Instructions to follow:
Repeat exactly, and only, the lines from the one that contains "Reproduce this diagram with TikZ." through the one that contains "(t4) at (115,114)", both ends included.
### Source material ###
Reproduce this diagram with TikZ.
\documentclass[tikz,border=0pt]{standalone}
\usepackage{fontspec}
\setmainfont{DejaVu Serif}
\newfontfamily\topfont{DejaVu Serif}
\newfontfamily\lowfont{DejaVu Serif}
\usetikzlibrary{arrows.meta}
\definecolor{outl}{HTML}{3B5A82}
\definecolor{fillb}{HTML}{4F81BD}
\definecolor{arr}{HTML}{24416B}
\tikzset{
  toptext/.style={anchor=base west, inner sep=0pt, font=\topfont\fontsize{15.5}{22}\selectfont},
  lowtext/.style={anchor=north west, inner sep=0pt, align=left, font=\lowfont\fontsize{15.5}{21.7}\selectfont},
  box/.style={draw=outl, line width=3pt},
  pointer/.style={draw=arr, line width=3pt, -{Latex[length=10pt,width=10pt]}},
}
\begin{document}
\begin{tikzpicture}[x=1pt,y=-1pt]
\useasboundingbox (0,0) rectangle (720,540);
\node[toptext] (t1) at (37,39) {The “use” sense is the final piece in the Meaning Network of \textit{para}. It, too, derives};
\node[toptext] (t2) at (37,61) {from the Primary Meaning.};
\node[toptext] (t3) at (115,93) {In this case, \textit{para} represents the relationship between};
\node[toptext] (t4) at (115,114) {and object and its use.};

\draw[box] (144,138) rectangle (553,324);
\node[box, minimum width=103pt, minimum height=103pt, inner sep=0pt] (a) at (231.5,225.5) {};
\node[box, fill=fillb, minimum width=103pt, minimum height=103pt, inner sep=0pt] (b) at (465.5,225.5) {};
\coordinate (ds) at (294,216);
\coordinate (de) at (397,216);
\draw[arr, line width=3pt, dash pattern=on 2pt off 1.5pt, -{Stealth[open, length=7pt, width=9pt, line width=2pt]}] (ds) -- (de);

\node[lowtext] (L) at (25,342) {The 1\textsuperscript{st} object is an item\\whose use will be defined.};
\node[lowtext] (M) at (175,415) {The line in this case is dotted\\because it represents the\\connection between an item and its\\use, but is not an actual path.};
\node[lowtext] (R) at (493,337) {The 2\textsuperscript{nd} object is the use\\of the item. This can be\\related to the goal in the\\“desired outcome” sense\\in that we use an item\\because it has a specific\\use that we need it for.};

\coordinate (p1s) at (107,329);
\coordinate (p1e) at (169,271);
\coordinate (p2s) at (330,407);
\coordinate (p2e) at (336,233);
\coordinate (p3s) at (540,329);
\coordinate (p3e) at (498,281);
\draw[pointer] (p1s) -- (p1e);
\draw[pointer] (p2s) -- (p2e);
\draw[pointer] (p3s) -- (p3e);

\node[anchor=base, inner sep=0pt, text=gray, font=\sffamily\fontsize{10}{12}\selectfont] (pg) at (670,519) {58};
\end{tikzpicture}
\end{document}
###
### Source material ###
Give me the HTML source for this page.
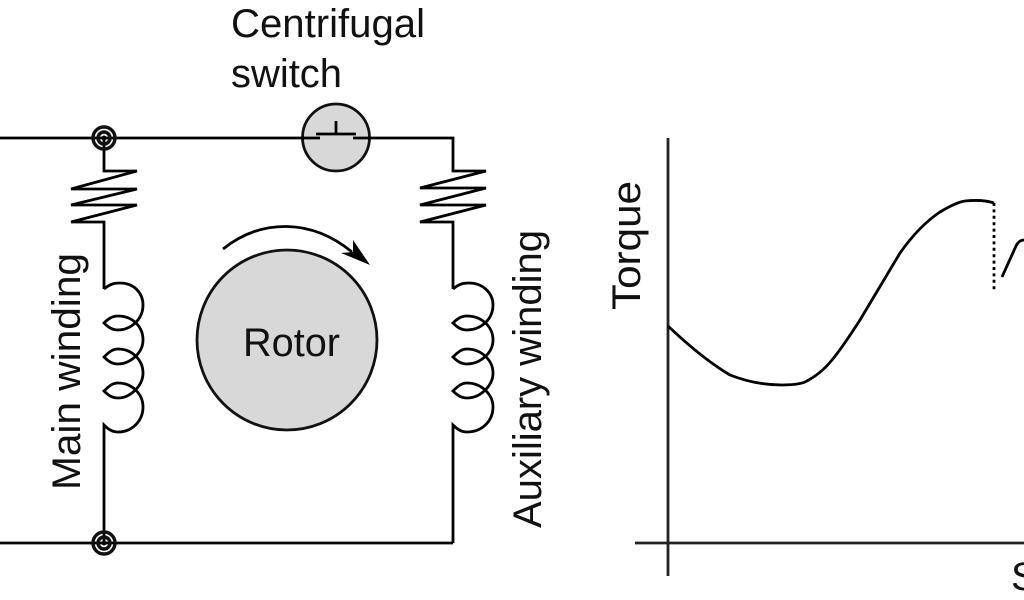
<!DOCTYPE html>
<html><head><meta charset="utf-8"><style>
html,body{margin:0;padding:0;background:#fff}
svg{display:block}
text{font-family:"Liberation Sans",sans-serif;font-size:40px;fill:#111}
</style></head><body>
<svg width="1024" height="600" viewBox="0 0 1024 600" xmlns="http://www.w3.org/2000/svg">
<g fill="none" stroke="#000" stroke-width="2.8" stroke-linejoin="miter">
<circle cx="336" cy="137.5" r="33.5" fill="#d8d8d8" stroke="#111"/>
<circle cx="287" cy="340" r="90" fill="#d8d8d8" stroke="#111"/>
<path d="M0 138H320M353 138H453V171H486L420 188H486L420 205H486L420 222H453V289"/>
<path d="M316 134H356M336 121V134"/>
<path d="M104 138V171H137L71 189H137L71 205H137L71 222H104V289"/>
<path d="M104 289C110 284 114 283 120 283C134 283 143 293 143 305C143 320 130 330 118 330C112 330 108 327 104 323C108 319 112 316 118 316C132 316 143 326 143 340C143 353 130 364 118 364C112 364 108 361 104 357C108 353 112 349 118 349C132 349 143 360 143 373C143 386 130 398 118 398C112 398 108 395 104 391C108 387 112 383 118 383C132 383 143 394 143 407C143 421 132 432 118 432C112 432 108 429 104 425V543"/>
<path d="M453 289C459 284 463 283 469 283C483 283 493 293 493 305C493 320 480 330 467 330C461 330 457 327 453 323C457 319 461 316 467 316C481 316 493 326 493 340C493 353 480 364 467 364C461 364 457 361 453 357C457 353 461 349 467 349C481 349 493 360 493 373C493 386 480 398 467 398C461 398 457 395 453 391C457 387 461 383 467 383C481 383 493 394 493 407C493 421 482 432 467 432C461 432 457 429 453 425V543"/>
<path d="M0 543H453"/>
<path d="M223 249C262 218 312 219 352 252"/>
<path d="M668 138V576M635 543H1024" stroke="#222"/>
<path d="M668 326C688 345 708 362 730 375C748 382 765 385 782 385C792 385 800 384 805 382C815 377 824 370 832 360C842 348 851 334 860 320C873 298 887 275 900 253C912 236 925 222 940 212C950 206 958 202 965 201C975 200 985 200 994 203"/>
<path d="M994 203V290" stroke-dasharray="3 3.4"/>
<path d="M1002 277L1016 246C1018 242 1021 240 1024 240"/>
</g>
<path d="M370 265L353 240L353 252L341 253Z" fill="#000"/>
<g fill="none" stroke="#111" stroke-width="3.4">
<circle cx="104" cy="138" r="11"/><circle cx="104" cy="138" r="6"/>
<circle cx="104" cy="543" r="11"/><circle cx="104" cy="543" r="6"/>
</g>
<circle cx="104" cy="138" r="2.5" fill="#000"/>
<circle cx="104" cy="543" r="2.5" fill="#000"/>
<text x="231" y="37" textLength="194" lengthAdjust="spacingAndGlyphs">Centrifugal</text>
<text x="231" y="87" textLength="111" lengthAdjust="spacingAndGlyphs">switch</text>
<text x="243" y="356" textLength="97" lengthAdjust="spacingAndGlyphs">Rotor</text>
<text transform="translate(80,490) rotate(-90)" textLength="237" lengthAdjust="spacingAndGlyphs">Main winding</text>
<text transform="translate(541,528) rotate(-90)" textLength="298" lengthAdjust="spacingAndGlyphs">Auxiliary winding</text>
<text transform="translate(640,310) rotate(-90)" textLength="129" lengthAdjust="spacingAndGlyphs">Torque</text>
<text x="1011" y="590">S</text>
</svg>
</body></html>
###
Output for this exercise:
Reproduce this diagram with TikZ.
\documentclass[tikz,border=0pt]{standalone}
\usepackage{fontspec}
\setmainfont{DejaVu Serif}
\newfontfamily\topfont{DejaVu Serif}
\newfontfamily\lowfont{DejaVu Serif}
\usetikzlibrary{arrows.meta}
\definecolor{outl}{HTML}{3B5A82}
\definecolor{fillb}{HTML}{4F81BD}
\definecolor{arr}{HTML}{24416B}
\tikzset{
  toptext/.style={anchor=base west, inner sep=0pt, font=\topfont\fontsize{15.5}{22}\selectfont},
  lowtext/.style={anchor=north west, inner sep=0pt, align=left, font=\lowfont\fontsize{15.5}{21.7}\selectfont},
  box/.style={draw=outl, line width=3pt},
  pointer/.style={draw=arr, line width=3pt, -{Latex[length=10pt,width=10pt]}},
}
\begin{document}
\begin{tikzpicture}[x=1pt,y=-1pt]
\useasboundingbox (0,0) rectangle (720,540);
\node[toptext] (t1) at (37,39) {The “use” sense is the final piece in the Meaning Network of \textit{para}. It, too, derives};
\node[toptext] (t2) at (37,61) {from the Primary Meaning.};
\node[toptext] (t3) at (115,93) {In this case, \textit{para} represents the relationship between};
\node[toptext] (t4) at (115,114) {and object and its use.};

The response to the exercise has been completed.